Who originally said, "The most segregated hour . . ."

score:11

Accepted answer

According to the April 1955 article Till Victory is Won in Crisis, Fred Stripp said this in October 1954:

Not while the hour of eleven o'clock on Sunday morning is still the most segregated hour in American life.

Particularly, at the NAACP regional conference held in Asilomar, California, October 15-17, 1954.

However, the 20 February 1954 Pittsburgh Courier credits Benjamin Mays as saying, in effect:

the most segregated hour In America begins at 11 o'clock every Sunday morning

An 18 October 1953 St. Louis Post Dispatch article says:

The observation that "eleven o'clock Sunday morning is the most segregated hour of American life" originated, I have heard, with Mrs. Charles Johnson, wife of the president of Fisk University.

The Congressional Record 3 August 1953 reproduces an 11 May 1953 Time magazine article "The United States Negro" which also credits Marie Johnson, Charles Johnson's wife, quoting her as saying :

Still , 11 o'clock Sunday morning is the most segregated hour of American life

24 April 1953 Daily News (Huntingdon, Pennsylvania) as well as the Republican and Herald (Pottsville, Pennsylvania) say:

Dr. Kenneth Miller, executive secretary of the New York City Mission Society says..."What we have to do is practice brotherhood every day and stop having the 11 o'clock hour on Sunday the most segregated hour of the week"
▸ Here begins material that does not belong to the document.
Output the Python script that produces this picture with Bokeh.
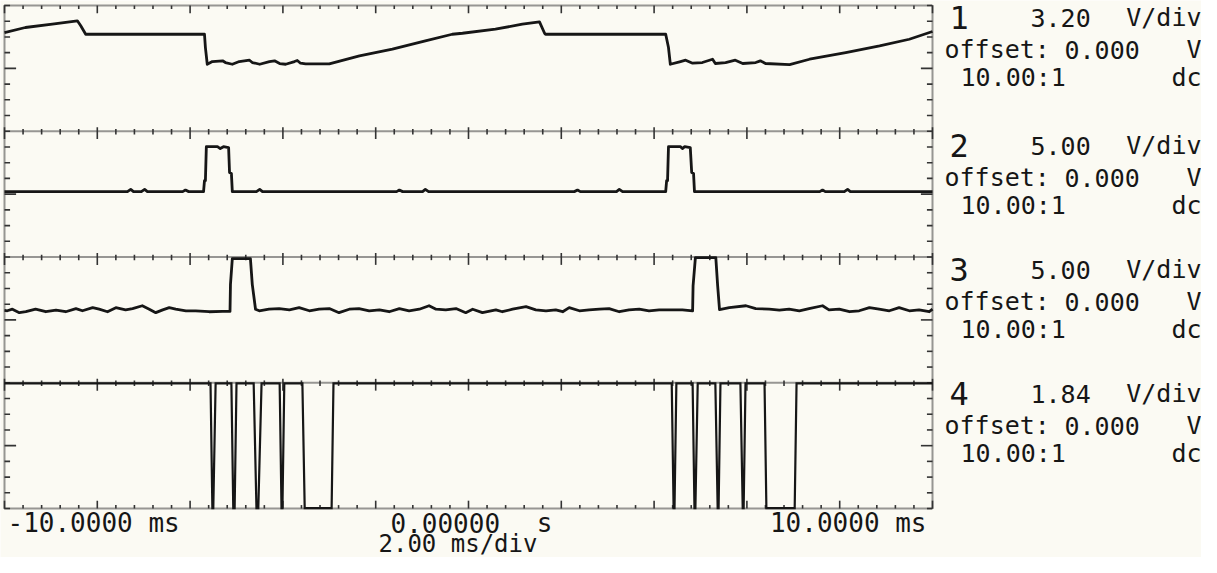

So overall, Kenneth Dexter Miller, president of the New York City Mission Society, was the first to say "...most segregated hour..."

Upvote:3

This is the first documented reference I can find: Dr. Helen Kenyon, former Moderator of the Congregation-Christian Churches, who called 11 o’clock Sunday morning the “most segregated time in America." 14 November 1952, The Plaindealer (Kansas City, KS), pg. 5, col. 4: “Sunday 11 A.M. Is Most Segregated Hour.”